The Department of Defense under Secretary Lloyd Austin continues steps toward removing the monument from Arlington. One of those necessary steps was holding a public meeting on August 23, 2023, to assess environmental impact of removal. In that four-hour zoom meeting over 100 citizens from diverse states thoughtfully expressed their disapproval and revulsion of the memorial’s removal. Several commented that dramatic shortfalls in military recruiting are the direct result of acute dishonor inherent in the removal of the monument. One wounded warrior from the Iraq conflict, who had suffered from PTST, gave a moving testimony of his healing that came about over weeks of visiting and praying at the memorial. Only a single participant favored removal.
The Reconciliation Monument was Moses Ezekiel’s last and greatest work. Removal of this monument is profanely sacrilegious, illegal, and would be seen as antisemitic. Ezekiel’s burial beneath the foot of the monument makes it his gravestone. It was also the culmination of his life’s work, showing reconciliation through artistic genius of dramatic high-relief figures around the monument drum base and a female figure at the top turning a sword into a plowshare.
Elected office holders and military leaders who would disturb such a profound memorial headstone that embodies the essence of American ideals of tolerance and unity—the “e pluribus unum”—are in violation of the spirit of the oath of office, to which they pledged allegiance.

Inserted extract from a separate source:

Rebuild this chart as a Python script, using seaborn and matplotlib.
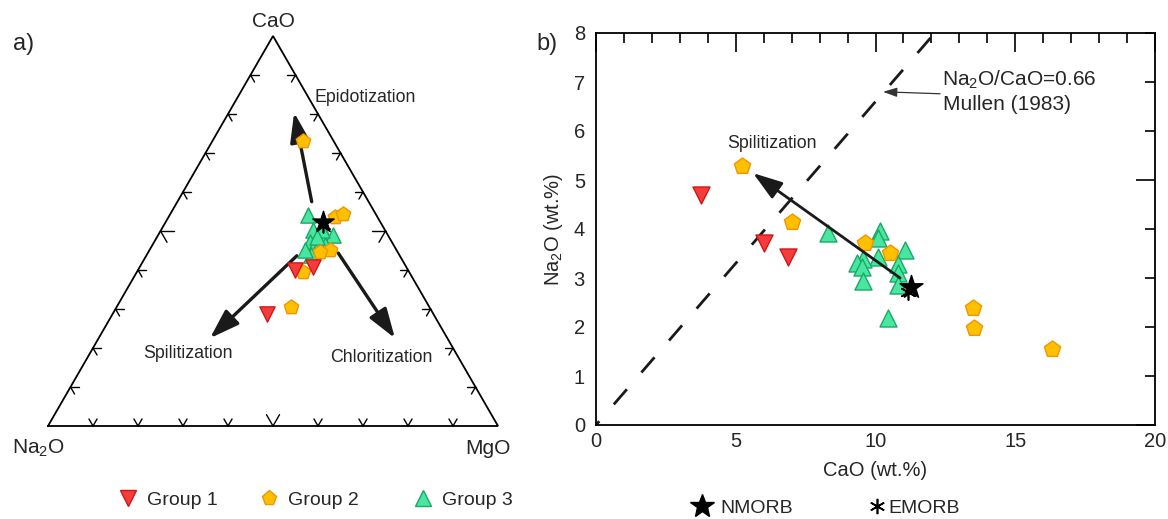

As retired U.S. Senator and former Navy Secretary, Jim Webb, recently stated: Removal of the Reconciliation monument sends a message of a “deteriorating society willing to erase the generosity of its past, in favor of bitterness…conjured up by those who do not understand the history they seem bent on destroying.”
This profound and sacred monument should be left untouched so it can continue to speak for itself to present and future generations.